Bei der Süssigkeitserziehung können Eltern fast nur verlieren. Erlauben Stückelbergers ihrem Maximilian-Jason den freien Zugang zum Süssigkeitenmarkt, stopft er sich den Kopf voll, bis die Zähne abfaulen und das Nervensystem eskaliert. Nicht viel besser sieht es bei Höslis aus. Sie haben Shakiras Süssigkeiten-Selbstbestimmung eingeschränkt und damit ein goldenes Kalb aus Schoggi geschaffen. Shakira kann jetzt nur noch an Süsses denken. Den ganzen Tag schlurft sie umher und ruft nach Zucker – wie ein Zombie nach Hirn.
Allgemeine Rezepte funktionieren nicht, denn die richtige Strategie hängt vom Kind ab. Mag Ihres gar keinen Zucker, haben Sie Glück. Nun. Wir haben kein Glück: Der Brecht liebt Süssigkeiten. Vielleicht, weil wir sie ihm in den ersten beiden Jahren vorenthalten haben. Vielleicht auch, weil Grosi ihn härter angefixt hat, als es sich der skrupelloseste Pausenplatzdealer je erlauben würde.
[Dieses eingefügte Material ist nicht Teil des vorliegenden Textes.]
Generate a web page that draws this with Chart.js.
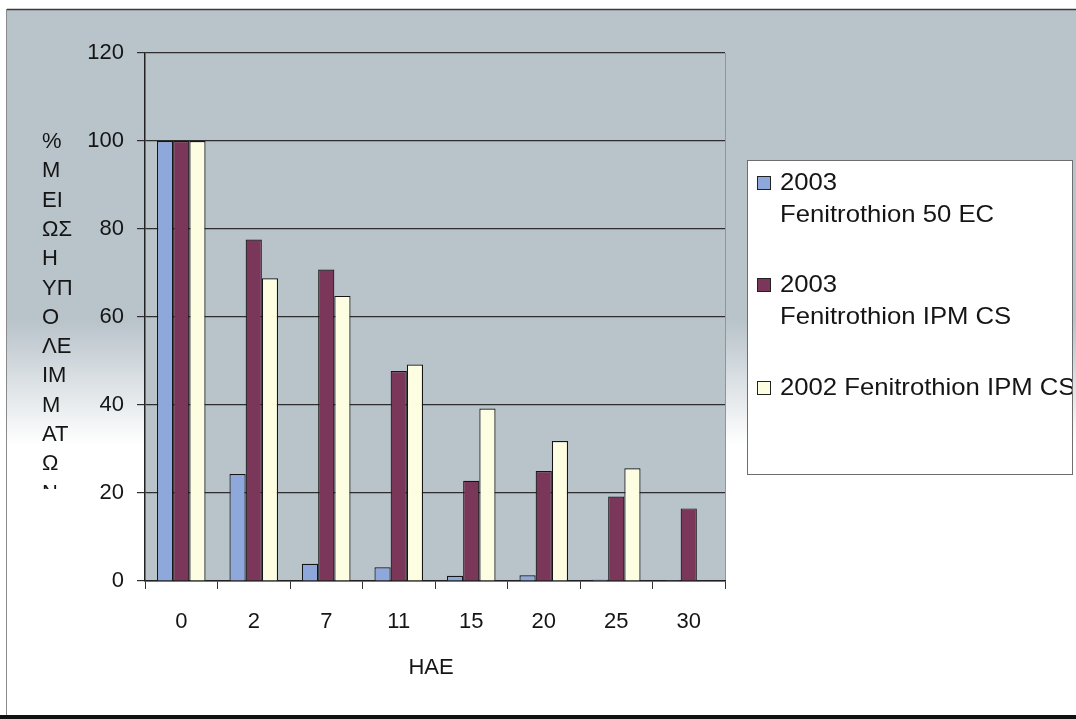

Systemwechsel bei der Süssigkeitenabgabe
Der Brecht verlangt also regelmässig nach Gezuckertem. Ich bin zurückhaltend, vertrete aber eine liberale Drogenpolitik. Die kontrollierte Abgabe ist besser als Beschaffungskriminalität oder ein Kind im kalten Entzug. Das Problem: Der Brecht drückt sich ein Stück Schoggi ins Gesicht und will kurz darauf mehr. Wir hatten die Situation im Griff – ganz klassisch mit Regeln. Doch so richtig glücklich war niemand mit unserem Zuckerregime. Der Brecht fand es zu restriktiv, wir zu grosszügig.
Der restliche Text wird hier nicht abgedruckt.